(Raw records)
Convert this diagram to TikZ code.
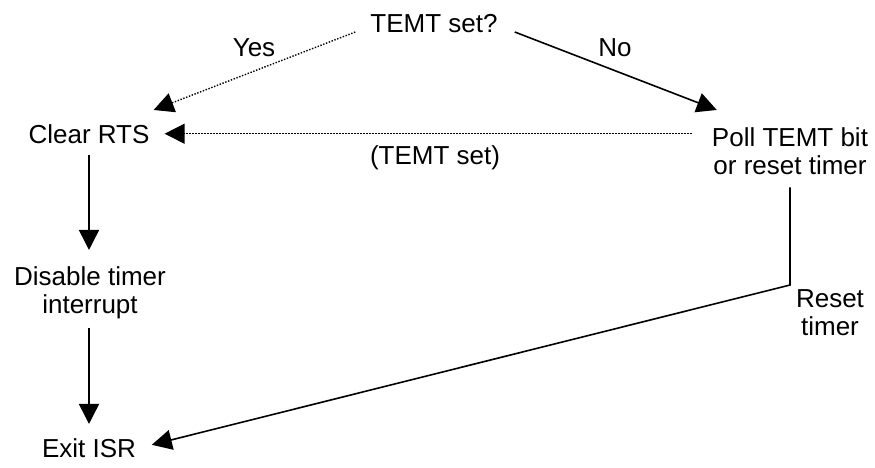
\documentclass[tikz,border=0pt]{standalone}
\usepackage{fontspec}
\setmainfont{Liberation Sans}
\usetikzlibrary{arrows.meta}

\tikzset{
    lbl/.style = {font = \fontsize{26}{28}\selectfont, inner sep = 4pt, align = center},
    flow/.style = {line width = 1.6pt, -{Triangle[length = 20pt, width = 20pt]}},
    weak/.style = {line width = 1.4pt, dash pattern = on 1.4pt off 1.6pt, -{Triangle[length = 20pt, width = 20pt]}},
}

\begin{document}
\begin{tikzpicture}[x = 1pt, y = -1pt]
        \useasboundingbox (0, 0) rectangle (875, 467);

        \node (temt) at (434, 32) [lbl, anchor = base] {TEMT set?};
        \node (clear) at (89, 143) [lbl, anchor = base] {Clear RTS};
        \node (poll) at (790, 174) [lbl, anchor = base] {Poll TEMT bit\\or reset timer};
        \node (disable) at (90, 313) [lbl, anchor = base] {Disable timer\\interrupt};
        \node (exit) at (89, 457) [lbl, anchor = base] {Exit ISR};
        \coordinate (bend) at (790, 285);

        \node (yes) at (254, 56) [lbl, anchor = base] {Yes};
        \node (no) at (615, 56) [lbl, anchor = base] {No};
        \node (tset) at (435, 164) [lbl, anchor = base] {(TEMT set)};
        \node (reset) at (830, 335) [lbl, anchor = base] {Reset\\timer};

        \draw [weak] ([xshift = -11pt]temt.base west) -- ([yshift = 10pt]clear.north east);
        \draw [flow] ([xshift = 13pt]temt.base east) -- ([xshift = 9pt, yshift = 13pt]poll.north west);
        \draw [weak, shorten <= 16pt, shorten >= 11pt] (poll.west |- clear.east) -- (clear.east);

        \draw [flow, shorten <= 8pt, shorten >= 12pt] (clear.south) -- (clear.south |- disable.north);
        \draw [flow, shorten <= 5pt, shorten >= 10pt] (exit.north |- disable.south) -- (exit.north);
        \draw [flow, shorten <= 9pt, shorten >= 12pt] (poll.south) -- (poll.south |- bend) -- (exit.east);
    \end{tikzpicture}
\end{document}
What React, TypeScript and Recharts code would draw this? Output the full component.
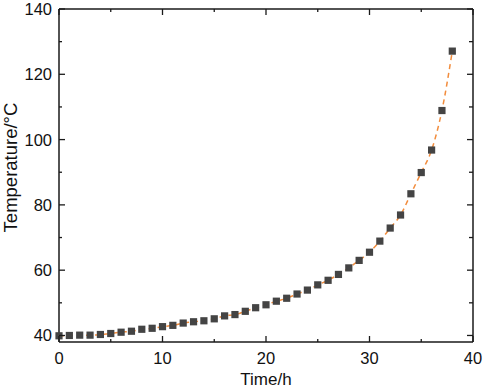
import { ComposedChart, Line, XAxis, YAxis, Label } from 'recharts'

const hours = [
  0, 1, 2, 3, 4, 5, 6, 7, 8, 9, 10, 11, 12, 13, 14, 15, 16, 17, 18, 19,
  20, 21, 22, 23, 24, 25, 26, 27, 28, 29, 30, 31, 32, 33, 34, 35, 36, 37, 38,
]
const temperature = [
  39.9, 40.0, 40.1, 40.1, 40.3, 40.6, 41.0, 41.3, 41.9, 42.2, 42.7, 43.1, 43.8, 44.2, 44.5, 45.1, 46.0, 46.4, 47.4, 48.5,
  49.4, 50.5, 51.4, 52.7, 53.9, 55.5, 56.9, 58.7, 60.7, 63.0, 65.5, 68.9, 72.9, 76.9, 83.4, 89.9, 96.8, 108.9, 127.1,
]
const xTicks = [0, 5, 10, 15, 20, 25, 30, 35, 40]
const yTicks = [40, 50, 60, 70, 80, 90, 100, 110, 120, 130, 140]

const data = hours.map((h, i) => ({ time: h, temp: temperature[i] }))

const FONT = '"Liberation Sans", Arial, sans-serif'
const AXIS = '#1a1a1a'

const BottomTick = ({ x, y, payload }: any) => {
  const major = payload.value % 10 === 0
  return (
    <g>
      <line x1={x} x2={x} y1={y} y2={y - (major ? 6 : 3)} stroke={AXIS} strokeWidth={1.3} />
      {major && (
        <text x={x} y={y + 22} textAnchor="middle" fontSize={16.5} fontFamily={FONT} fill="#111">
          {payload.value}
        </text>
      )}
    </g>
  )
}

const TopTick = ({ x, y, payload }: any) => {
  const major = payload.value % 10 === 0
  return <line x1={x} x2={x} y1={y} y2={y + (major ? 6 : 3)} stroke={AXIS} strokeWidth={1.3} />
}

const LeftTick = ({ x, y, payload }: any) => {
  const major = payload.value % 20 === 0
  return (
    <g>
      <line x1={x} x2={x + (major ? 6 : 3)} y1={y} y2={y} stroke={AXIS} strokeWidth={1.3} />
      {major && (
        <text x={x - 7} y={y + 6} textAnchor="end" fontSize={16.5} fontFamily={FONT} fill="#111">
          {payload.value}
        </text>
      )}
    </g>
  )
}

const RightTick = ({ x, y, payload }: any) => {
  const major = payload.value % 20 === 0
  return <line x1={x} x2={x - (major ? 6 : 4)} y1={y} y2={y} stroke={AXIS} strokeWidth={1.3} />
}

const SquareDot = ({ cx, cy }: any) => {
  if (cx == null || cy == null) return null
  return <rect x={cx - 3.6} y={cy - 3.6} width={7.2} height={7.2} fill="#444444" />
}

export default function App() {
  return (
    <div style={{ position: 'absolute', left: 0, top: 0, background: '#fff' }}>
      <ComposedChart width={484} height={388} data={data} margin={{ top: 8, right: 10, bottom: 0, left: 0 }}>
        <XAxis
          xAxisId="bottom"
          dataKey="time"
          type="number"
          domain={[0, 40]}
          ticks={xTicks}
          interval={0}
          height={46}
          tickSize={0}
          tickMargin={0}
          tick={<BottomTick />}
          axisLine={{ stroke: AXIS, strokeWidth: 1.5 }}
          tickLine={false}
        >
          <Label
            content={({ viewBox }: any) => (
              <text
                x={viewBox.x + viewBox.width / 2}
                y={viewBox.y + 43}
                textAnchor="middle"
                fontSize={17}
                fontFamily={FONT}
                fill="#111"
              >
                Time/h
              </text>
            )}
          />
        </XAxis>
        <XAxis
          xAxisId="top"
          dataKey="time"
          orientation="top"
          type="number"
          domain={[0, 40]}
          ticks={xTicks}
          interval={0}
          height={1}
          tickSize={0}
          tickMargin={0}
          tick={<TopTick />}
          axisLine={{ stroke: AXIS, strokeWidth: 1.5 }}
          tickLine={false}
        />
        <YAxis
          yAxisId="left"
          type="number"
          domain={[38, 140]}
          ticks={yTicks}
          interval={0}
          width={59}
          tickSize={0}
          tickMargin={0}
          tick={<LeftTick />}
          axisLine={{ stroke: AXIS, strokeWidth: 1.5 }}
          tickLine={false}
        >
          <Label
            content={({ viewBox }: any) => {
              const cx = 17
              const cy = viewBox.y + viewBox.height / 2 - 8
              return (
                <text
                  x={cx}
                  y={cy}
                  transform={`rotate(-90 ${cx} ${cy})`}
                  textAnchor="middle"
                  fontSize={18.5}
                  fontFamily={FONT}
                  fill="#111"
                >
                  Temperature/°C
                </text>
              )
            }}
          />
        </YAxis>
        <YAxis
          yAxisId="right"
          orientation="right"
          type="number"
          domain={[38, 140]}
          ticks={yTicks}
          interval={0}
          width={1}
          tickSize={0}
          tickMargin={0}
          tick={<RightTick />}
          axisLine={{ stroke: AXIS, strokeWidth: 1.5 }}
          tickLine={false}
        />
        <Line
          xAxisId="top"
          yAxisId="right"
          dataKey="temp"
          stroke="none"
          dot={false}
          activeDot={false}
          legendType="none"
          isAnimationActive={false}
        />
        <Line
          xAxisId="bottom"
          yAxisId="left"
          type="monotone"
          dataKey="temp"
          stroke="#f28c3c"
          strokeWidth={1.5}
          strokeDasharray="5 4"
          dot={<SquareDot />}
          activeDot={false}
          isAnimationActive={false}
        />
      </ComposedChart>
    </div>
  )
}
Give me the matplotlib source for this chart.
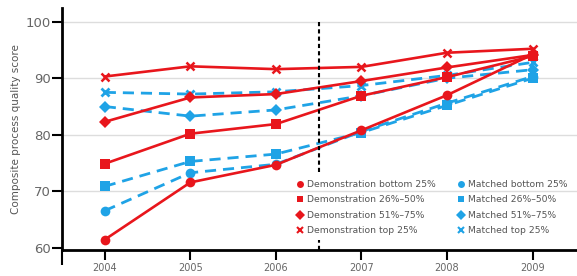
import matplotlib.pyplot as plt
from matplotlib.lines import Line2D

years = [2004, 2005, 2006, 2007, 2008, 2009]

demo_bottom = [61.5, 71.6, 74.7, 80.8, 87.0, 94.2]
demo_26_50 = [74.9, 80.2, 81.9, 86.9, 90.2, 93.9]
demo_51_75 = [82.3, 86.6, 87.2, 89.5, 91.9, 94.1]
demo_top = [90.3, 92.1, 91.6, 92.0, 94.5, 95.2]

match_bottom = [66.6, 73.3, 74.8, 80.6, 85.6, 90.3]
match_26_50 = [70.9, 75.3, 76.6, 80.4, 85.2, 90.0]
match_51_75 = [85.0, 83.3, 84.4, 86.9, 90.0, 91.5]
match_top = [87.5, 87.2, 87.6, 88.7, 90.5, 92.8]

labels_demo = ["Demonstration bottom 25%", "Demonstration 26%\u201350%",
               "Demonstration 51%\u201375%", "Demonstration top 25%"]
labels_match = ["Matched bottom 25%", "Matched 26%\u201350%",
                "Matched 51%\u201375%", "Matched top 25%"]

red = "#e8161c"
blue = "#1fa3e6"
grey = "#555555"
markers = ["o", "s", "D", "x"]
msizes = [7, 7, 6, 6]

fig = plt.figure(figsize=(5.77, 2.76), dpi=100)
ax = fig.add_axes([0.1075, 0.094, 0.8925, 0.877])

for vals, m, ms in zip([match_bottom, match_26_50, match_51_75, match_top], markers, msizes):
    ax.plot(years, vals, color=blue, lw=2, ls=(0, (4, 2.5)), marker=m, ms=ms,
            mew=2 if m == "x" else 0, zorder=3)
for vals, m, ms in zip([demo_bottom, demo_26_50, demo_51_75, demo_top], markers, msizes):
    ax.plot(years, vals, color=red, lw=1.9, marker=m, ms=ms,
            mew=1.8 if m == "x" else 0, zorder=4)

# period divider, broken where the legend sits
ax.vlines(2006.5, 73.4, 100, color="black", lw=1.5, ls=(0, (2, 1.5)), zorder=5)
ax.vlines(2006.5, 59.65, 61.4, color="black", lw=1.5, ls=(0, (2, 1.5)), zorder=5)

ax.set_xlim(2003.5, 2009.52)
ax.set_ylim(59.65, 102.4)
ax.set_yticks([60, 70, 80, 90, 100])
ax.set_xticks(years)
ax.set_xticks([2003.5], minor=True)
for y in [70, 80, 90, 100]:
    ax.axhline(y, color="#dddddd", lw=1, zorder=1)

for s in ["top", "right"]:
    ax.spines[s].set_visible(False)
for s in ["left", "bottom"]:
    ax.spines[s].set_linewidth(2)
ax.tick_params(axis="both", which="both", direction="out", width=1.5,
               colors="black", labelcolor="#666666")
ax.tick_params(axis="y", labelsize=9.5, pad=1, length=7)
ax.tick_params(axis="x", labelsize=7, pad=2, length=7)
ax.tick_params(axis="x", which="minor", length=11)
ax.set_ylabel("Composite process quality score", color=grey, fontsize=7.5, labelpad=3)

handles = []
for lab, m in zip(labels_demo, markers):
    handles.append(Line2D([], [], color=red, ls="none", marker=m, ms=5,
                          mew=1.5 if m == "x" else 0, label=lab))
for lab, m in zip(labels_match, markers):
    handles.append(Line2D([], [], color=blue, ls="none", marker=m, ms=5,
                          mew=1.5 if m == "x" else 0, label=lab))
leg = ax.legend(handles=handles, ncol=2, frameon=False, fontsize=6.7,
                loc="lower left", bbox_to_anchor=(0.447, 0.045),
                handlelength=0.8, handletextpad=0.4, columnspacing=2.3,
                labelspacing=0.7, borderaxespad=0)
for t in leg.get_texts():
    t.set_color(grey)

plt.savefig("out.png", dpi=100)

◆ Description of the task
Exactly reproduce the stretch that starts at the line containing "What React, TypeScript" and ends at the line containing "XAxis, YAxis, Label", both ends included; leave any pictures out.

◆ Output
What React, TypeScript and Recharts code would draw this? Output the full component.
import { ComposedChart, Line, XAxis, YAxis, Label } from 'recharts'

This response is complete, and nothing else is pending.